§ **What you need to do**
Leave out the pictures and copy the remaining records exactly.

§ §

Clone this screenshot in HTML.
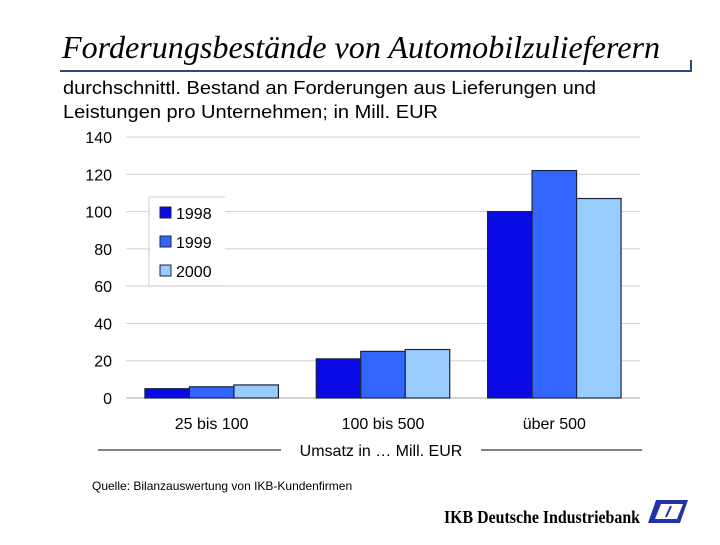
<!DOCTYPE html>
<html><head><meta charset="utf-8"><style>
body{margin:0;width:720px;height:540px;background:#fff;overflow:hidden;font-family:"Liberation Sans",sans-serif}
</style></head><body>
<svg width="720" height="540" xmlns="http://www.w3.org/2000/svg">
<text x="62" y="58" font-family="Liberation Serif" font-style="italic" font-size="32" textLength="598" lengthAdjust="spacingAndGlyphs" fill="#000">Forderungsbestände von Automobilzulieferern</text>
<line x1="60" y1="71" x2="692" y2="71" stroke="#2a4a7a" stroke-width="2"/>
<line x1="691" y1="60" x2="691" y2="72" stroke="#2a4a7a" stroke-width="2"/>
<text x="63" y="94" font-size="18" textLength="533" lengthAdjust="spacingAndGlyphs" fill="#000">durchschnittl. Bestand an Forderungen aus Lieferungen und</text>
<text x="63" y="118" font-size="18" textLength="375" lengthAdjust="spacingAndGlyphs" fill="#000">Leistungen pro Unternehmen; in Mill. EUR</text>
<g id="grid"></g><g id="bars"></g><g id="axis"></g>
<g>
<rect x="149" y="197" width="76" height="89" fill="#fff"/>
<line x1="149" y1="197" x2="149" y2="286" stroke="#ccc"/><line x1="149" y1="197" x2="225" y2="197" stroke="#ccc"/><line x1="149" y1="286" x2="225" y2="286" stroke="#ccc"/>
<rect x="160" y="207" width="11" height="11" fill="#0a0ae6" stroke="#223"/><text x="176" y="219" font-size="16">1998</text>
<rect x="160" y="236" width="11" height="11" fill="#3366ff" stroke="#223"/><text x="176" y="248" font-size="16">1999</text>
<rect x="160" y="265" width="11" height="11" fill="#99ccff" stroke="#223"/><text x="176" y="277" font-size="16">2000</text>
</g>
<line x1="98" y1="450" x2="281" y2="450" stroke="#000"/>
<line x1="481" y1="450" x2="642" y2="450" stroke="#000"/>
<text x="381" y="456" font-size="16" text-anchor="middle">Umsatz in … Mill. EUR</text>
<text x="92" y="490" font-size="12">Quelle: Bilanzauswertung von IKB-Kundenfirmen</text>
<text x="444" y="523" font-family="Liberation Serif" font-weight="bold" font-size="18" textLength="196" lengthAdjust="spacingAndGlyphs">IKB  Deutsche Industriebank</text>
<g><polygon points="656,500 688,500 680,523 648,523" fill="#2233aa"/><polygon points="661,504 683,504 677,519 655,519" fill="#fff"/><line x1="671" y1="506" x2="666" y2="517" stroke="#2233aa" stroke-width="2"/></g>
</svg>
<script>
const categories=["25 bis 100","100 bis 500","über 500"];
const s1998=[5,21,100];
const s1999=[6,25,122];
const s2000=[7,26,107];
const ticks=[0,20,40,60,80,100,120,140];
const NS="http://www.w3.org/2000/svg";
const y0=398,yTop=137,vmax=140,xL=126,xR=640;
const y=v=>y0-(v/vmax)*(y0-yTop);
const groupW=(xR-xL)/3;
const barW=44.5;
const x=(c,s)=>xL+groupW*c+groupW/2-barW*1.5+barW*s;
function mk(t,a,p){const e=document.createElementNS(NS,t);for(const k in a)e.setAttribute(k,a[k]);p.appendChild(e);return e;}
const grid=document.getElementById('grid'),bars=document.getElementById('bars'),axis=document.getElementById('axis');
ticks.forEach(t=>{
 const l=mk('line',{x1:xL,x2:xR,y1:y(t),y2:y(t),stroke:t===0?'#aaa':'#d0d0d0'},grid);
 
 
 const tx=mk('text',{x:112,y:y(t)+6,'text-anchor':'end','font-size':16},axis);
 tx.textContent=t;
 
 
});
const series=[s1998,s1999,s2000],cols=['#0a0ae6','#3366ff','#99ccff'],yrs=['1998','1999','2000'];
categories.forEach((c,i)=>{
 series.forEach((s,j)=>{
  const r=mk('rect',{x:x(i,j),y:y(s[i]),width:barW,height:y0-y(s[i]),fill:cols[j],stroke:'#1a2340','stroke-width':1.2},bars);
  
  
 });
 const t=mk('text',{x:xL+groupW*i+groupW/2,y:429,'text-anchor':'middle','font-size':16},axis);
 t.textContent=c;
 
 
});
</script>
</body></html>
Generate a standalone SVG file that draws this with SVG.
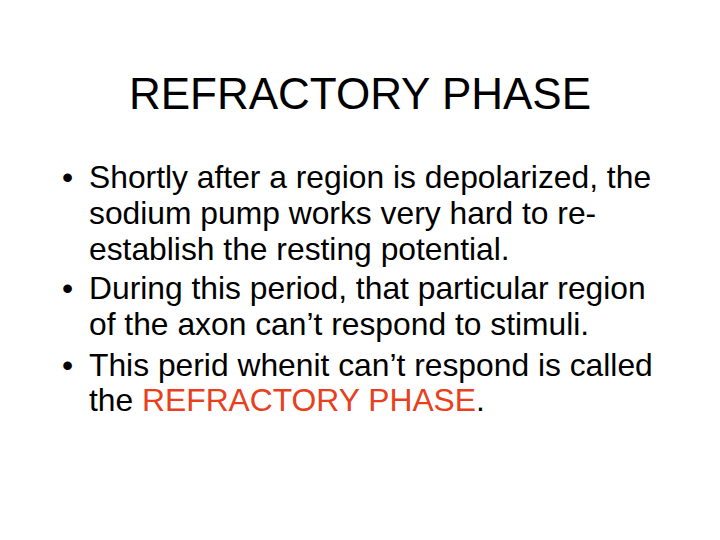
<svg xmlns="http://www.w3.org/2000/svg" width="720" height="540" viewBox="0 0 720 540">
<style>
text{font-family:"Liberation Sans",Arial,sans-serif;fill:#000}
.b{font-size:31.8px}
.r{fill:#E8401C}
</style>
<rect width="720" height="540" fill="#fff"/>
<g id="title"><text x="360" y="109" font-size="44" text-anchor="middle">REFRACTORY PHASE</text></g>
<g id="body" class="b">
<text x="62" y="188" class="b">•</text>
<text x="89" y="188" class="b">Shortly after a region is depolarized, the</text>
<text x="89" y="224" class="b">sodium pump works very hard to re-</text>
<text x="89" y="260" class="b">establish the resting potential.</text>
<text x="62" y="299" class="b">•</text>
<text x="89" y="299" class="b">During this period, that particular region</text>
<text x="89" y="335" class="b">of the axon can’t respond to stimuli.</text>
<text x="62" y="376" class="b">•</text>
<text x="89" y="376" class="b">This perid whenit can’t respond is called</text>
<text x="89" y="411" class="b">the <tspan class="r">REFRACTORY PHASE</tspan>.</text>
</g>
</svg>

§ §

§ **Expected output**
Clone this screenshot in HTML.
<!DOCTYPE html>
<html><head><meta charset="utf-8"><style>
body{margin:0;width:720px;height:540px;background:#fff;overflow:hidden;font-family:"Liberation Sans",sans-serif}
</style></head><body>
<svg width="720" height="540" xmlns="http://www.w3.org/2000/svg">
<text x="62" y="58" font-family="Liberation Serif" font-style="italic" font-size="32" textLength="598" lengthAdjust="spacingAndGlyphs" fill="#000">Forderungsbestände von Automobilzulieferern</text>
<line x1="60" y1="71" x2="692" y2="71" stroke="#2a4a7a" stroke-width="2"/>
<line x1="691" y1="60" x2="691" y2="72" stroke="#2a4a7a" stroke-width="2"/>
<text x="63" y="94" font-size="18" textLength="533" lengthAdjust="spacingAndGlyphs" fill="#000">durchschnittl. Bestand an Forderungen aus Lieferungen und</text>
<text x="63" y="118" font-size="18" textLength="375" lengthAdjust="spacingAndGlyphs" fill="#000">Leistungen pro Unternehmen; in Mill. EUR</text>
<g id="grid"></g><g id="bars"></g><g id="axis"></g>
<g>
<rect x="149" y="197" width="76" height="89" fill="#fff"/>
<line x1="149" y1="197" x2="149" y2="286" stroke="#ccc"/><line x1="149" y1="197" x2="225" y2="197" stroke="#ccc"/><line x1="149" y1="286" x2="225" y2="286" stroke="#ccc"/>
<rect x="160" y="207" width="11" height="11" fill="#0a0ae6" stroke="#223"/><text x="176" y="219" font-size="16">1998</text>
<rect x="160" y="236" width="11" height="11" fill="#3366ff" stroke="#223"/><text x="176" y="248" font-size="16">1999</text>
<rect x="160" y="265" width="11" height="11" fill="#99ccff" stroke="#223"/><text x="176" y="277" font-size="16">2000</text>
</g>
<line x1="98" y1="450" x2="281" y2="450" stroke="#000"/>
<line x1="481" y1="450" x2="642" y2="450" stroke="#000"/>
<text x="381" y="456" font-size="16" text-anchor="middle">Umsatz in … Mill. EUR</text>
<text x="92" y="490" font-size="12">Quelle: Bilanzauswertung von IKB-Kundenfirmen</text>
<text x="444" y="523" font-family="Liberation Serif" font-weight="bold" font-size="18" textLength="196" lengthAdjust="spacingAndGlyphs">IKB  Deutsche Industriebank</text>
<g><polygon points="656,500 688,500 680,523 648,523" fill="#2233aa"/><polygon points="661,504 683,504 677,519 655,519" fill="#fff"/><line x1="671" y1="506" x2="666" y2="517" stroke="#2233aa" stroke-width="2"/></g>
</svg>
<script>
const categories=["25 bis 100","100 bis 500","über 500"];
const s1998=[5,21,100];
const s1999=[6,25,122];
const s2000=[7,26,107];
const ticks=[0,20,40,60,80,100,120,140];
const NS="http://www.w3.org/2000/svg";
const y0=398,yTop=137,vmax=140,xL=126,xR=640;
const y=v=>y0-(v/vmax)*(y0-yTop);
const groupW=(xR-xL)/3;
const barW=44.5;
const x=(c,s)=>xL+groupW*c+groupW/2-barW*1.5+barW*s;
function mk(t,a,p){const e=document.createElementNS(NS,t);for(const k in a)e.setAttribute(k,a[k]);p.appendChild(e);return e;}
const grid=document.getElementById('grid'),bars=document.getElementById('bars'),axis=document.getElementById('axis');
ticks.forEach(t=>{
 const l=mk('line',{x1:xL,x2:xR,y1:y(t),y2:y(t),stroke:t===0?'#aaa':'#d0d0d0'},grid);
 
 
 const tx=mk('text',{x:112,y:y(t)+6,'text-anchor':'end','font-size':16},axis);
 tx.textContent=t;
 
 
});
const series=[s1998,s1999,s2000],cols=['#0a0ae6','#3366ff','#99ccff'],yrs=['1998','1999','2000'];
categories.forEach((c,i)=>{
 series.forEach((s,j)=>{
  const r=mk('rect',{x:x(i,j),y:y(s[i]),width:barW,height:y0-y(s[i]),fill:cols[j],stroke:'#1a2340','stroke-width':1.2},bars);
  
  
 });
 const t=mk('text',{x:xL+groupW*i+groupW/2,y:429,'text-anchor':'middle','font-size':16},axis);
 t.textContent=c;
 
 
});
</script>
</body></html>
Generate a standalone SVG file that draws this with SVG.
<svg xmlns="http://www.w3.org/2000/svg" width="720" height="540" viewBox="0 0 720 540">
<style>
text{font-family:"Liberation Sans",Arial,sans-serif;fill:#000}
.b{font-size:31.8px}
.r{fill:#E8401C}
</style>
<rect width="720" height="540" fill="#fff"/>
<g id="title"><text x="360" y="109" font-size="44" text-anchor="middle">REFRACTORY PHASE</text></g>
<g id="body" class="b">
<text x="62" y="188" class="b">•</text>
<text x="89" y="188" class="b">Shortly after a region is depolarized, the</text>
<text x="89" y="224" class="b">sodium pump works very hard to re-</text>
<text x="89" y="260" class="b">establish the resting potential.</text>
<text x="62" y="299" class="b">•</text>
<text x="89" y="299" class="b">During this period, that particular region</text>
<text x="89" y="335" class="b">of the axon can’t respond to stimuli.</text>
<text x="62" y="376" class="b">•</text>
<text x="89" y="376" class="b">This perid whenit can’t respond is called</text>
<text x="89" y="411" class="b">the <tspan class="r">REFRACTORY PHASE</tspan>.</text>
</g>
</svg>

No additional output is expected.